**Given exercise**
Provide the number of lines containing the word "this", and nothing else.

**Source material**
-*-

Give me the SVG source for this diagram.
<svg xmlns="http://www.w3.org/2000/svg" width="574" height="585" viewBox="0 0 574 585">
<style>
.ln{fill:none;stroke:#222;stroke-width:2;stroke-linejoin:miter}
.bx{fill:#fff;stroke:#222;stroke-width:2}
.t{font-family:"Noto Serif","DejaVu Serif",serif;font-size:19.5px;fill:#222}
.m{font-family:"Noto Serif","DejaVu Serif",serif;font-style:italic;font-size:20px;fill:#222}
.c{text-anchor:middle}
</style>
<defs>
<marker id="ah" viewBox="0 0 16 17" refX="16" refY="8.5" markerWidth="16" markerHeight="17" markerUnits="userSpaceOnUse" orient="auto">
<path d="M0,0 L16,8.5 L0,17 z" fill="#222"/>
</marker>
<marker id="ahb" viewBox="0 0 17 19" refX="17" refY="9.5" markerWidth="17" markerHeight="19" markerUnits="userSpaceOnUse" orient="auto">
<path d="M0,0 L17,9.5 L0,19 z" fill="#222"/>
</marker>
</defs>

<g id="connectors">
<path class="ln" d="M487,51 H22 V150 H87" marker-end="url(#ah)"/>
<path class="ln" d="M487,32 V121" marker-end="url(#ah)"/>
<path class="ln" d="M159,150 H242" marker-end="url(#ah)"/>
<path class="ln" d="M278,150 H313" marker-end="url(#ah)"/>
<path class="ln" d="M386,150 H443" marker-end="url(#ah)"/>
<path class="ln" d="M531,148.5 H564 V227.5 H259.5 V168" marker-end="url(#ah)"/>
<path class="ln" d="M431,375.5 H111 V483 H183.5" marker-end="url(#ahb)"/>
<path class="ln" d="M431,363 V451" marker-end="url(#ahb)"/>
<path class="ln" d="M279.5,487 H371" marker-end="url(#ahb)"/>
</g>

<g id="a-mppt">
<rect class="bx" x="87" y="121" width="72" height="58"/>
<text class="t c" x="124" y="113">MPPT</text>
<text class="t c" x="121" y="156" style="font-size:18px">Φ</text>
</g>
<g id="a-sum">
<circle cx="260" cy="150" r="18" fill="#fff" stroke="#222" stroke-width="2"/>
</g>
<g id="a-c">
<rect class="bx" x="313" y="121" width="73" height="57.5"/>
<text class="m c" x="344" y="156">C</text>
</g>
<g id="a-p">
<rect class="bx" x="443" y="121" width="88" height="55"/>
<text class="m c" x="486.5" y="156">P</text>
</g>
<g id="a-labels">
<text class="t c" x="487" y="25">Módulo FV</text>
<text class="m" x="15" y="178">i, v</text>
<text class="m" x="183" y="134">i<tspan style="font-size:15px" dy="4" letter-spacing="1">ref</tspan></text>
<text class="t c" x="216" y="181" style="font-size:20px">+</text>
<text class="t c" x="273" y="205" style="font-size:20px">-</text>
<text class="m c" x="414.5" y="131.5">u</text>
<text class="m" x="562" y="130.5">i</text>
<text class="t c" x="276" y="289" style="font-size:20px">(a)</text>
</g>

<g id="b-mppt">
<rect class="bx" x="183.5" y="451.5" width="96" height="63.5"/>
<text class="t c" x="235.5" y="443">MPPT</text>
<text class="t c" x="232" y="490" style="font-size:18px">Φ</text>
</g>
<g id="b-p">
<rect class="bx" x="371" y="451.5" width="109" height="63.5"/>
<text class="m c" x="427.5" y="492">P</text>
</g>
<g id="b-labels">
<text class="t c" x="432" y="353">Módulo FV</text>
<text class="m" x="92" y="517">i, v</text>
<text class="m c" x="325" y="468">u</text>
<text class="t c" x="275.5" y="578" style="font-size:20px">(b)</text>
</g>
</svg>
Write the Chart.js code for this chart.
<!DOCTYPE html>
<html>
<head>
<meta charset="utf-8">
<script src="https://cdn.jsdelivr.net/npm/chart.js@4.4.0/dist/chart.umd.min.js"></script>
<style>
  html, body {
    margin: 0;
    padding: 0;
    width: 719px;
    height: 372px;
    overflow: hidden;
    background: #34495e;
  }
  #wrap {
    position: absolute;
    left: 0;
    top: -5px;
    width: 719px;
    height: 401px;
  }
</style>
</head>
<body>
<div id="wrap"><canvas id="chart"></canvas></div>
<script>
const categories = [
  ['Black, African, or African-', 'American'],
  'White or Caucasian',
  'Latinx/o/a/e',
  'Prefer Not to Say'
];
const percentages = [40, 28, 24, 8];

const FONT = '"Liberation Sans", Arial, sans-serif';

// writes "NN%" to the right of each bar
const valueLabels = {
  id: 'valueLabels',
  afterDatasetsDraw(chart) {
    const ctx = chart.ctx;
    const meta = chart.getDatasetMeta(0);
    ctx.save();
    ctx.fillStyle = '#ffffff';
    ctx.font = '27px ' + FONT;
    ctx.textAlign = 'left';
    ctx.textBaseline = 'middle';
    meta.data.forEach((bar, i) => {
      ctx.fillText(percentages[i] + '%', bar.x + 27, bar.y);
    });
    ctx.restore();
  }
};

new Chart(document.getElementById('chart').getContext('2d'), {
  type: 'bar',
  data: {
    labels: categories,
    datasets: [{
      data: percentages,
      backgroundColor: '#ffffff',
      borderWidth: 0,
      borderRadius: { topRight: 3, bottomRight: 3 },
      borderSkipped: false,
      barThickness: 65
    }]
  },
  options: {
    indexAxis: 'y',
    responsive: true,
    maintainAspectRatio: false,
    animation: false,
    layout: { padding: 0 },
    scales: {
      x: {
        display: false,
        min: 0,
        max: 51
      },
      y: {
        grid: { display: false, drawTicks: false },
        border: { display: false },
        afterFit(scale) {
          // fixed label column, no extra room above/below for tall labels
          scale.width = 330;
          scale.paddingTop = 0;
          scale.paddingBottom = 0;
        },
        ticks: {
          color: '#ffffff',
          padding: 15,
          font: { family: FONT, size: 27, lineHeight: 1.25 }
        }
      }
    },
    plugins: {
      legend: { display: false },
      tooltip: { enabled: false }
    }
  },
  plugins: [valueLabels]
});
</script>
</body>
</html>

-*-

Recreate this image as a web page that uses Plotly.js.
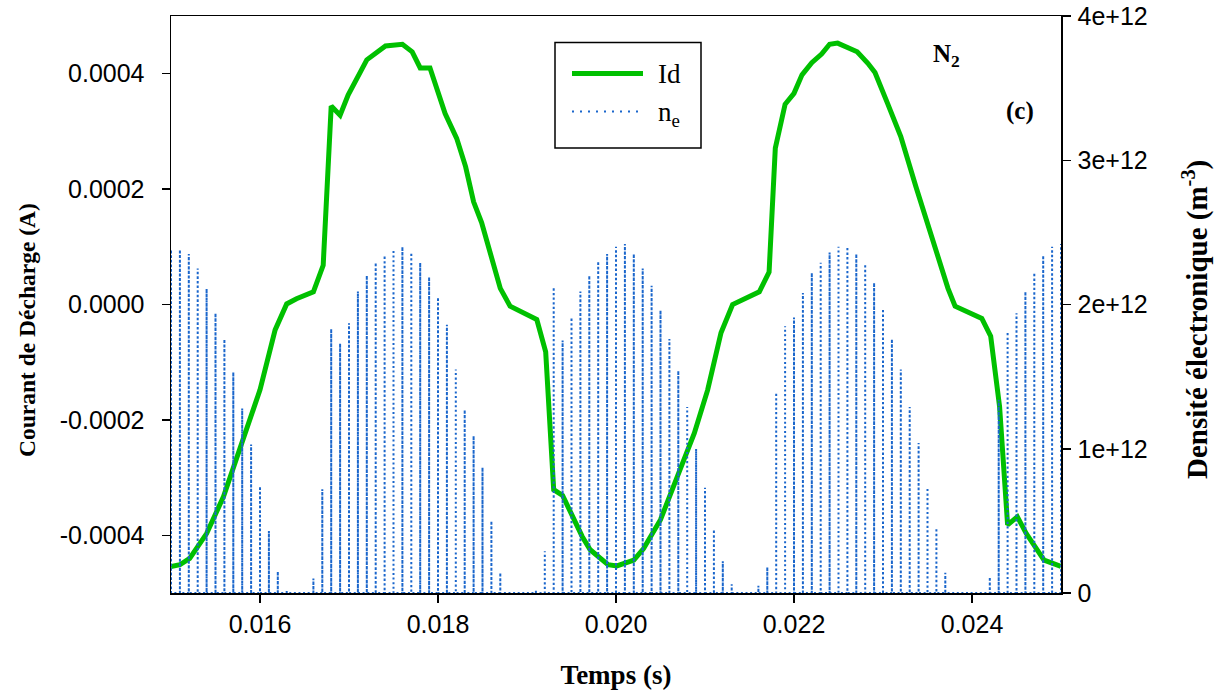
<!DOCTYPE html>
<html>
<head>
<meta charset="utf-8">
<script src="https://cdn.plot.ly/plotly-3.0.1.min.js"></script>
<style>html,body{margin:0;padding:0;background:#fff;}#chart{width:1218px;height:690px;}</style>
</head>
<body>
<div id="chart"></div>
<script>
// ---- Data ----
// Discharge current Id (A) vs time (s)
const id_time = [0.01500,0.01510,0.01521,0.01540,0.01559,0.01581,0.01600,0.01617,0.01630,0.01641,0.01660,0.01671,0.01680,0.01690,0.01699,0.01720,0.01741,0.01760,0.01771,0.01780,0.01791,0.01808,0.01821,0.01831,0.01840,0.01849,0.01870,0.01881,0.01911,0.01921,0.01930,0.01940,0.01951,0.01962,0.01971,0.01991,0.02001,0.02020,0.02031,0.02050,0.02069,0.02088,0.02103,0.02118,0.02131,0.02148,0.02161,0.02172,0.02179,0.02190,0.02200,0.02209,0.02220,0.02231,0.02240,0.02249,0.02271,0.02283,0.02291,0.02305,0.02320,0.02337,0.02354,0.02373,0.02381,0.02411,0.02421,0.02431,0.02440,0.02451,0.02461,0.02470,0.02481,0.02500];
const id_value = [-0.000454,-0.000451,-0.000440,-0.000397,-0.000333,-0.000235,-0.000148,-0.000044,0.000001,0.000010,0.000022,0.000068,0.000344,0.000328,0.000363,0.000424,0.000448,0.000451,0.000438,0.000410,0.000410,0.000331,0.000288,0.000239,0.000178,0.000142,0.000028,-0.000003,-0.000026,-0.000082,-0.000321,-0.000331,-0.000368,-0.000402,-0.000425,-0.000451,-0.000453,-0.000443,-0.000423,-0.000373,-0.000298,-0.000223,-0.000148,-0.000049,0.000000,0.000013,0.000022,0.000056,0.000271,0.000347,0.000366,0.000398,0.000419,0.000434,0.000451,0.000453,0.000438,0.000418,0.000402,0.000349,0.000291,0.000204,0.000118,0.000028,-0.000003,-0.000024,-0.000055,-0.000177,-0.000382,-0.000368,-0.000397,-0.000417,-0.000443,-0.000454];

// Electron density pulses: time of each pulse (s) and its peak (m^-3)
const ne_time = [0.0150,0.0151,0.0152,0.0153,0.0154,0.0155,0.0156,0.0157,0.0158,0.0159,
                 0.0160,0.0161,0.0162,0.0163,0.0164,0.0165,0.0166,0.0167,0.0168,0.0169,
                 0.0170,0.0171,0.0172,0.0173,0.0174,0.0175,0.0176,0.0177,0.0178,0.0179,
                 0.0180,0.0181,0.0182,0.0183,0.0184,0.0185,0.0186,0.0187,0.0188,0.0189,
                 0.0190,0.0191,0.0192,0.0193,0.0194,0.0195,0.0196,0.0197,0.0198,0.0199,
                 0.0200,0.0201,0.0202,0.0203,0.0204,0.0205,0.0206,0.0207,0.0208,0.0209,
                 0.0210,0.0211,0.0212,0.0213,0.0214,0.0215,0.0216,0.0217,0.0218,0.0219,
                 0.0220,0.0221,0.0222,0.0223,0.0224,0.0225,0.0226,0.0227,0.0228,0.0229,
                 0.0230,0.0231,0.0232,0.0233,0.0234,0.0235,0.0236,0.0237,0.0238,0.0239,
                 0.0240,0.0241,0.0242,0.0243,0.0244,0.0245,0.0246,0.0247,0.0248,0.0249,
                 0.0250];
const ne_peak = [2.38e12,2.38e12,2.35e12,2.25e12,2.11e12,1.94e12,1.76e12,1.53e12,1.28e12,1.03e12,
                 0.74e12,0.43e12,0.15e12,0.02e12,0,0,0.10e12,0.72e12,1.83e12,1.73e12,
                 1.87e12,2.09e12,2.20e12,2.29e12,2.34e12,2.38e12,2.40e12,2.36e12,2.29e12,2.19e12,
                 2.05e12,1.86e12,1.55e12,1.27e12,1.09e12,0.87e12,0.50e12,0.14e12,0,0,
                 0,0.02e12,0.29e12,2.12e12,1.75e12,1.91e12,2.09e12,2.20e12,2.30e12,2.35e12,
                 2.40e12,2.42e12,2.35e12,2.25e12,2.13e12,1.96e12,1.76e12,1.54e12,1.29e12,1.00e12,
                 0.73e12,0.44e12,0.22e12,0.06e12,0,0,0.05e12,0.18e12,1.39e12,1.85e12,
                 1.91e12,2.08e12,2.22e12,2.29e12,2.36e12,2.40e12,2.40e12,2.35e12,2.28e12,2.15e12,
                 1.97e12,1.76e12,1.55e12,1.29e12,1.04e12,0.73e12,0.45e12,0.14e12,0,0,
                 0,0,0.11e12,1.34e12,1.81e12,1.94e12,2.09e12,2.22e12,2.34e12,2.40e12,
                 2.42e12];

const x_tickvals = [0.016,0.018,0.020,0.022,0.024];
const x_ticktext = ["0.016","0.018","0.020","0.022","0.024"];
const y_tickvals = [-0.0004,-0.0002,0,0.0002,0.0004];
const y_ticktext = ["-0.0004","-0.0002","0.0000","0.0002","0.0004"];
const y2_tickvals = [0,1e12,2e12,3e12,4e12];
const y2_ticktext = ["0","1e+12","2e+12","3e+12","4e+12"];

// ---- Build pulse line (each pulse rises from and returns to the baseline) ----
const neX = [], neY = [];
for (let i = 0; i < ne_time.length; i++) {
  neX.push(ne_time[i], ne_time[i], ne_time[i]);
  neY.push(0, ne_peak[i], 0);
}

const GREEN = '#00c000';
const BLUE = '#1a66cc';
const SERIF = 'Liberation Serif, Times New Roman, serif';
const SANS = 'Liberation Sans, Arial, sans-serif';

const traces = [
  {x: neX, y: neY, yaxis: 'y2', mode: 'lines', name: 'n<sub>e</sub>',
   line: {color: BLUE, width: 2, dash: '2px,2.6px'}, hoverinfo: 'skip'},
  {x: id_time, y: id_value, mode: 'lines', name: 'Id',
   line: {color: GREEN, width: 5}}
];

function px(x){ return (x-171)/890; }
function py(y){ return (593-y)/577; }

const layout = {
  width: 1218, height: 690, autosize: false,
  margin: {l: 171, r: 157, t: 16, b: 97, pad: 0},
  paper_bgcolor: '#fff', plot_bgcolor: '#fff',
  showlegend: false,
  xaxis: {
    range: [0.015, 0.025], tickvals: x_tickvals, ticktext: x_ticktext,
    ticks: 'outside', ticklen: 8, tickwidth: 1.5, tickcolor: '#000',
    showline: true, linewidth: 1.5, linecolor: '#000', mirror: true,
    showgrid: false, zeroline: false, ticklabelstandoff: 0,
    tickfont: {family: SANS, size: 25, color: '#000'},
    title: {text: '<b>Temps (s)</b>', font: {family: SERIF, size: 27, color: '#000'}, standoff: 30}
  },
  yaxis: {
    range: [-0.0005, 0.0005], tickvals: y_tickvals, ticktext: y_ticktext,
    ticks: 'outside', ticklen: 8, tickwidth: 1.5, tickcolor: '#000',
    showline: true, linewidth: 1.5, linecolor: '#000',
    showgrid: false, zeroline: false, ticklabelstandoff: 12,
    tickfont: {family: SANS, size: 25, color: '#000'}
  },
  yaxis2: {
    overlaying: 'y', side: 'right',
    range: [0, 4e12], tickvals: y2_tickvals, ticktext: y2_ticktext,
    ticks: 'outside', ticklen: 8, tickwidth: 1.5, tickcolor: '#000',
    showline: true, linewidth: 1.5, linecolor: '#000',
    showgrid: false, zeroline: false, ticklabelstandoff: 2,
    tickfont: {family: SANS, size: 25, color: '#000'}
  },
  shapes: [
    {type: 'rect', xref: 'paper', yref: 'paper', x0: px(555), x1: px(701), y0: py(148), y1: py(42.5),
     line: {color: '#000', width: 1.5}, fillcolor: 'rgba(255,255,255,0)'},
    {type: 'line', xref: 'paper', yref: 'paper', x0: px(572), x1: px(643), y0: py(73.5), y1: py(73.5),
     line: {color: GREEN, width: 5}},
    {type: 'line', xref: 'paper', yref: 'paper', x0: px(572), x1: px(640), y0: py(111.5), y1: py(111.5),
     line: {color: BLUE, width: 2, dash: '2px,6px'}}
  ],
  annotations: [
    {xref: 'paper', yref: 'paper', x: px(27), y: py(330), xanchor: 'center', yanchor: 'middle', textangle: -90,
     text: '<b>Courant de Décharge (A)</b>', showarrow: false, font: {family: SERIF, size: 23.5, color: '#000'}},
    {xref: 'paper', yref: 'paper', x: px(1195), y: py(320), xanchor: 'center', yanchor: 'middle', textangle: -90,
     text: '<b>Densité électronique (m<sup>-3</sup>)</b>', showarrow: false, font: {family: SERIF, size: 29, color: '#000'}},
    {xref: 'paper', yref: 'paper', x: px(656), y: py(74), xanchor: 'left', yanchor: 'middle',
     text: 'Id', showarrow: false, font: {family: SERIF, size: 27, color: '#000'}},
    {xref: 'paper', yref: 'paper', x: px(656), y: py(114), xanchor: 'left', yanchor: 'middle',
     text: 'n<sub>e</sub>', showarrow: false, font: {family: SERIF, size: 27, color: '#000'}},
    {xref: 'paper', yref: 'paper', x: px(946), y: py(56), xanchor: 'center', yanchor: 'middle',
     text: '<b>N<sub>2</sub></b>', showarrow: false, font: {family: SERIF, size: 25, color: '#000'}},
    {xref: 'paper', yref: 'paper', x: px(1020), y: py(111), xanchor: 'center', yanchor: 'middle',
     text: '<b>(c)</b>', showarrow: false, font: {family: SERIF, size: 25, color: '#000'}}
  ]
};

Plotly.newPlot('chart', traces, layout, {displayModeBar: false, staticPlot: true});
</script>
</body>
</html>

-*-

**The output**
3